- DATA SECTION:
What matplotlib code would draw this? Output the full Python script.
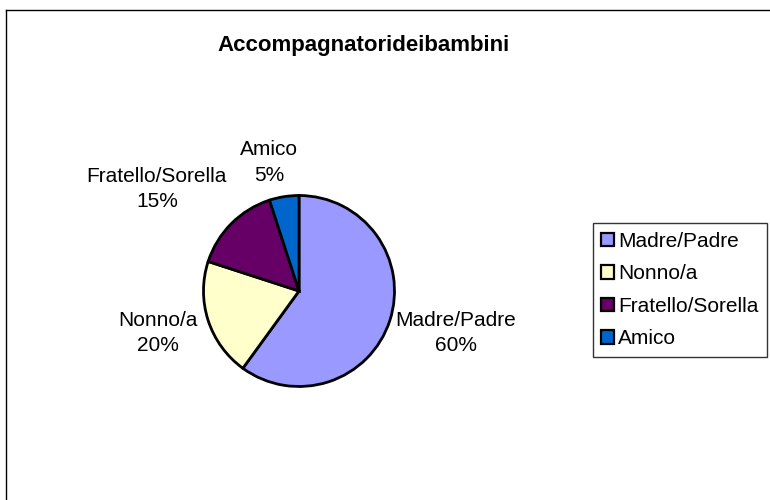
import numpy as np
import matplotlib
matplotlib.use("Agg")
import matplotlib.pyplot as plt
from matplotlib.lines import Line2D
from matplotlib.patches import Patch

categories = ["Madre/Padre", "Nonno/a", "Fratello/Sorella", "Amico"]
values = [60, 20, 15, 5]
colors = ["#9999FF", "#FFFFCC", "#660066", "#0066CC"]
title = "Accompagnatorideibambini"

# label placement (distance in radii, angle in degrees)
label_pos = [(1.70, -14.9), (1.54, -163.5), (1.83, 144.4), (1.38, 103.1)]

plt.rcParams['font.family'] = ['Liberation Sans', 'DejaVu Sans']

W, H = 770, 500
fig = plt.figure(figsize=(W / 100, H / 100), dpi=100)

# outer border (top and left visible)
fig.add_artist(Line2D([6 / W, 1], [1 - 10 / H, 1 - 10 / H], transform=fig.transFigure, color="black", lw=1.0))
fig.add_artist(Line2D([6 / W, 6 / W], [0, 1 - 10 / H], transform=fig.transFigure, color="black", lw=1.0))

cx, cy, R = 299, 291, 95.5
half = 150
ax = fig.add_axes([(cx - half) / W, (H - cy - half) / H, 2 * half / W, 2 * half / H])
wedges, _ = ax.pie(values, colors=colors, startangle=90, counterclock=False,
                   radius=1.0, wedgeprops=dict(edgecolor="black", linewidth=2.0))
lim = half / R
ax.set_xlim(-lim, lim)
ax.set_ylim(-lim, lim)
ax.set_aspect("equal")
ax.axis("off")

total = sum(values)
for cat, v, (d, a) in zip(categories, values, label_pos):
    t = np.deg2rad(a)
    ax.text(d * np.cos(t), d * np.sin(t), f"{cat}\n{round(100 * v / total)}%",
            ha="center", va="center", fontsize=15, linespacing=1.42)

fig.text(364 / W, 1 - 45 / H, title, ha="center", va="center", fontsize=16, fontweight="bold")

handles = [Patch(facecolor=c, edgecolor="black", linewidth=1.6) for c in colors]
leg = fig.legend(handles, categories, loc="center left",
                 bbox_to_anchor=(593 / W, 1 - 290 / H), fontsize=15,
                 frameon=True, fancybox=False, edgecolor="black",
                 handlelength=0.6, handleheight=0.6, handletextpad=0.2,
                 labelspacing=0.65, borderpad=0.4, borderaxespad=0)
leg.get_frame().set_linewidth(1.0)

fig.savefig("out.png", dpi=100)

- WORK TO DO: Begin at the first line of the data above and repeat each line exactly, stopping after the line containing "from matplotlib.patches import Patch". Omit the pictures.

- RESULT BELOW:
What matplotlib code would draw this? Output the full Python script.
import numpy as np
import matplotlib
matplotlib.use("Agg")
import matplotlib.pyplot as plt
from matplotlib.lines import Line2D
from matplotlib.patches import Patch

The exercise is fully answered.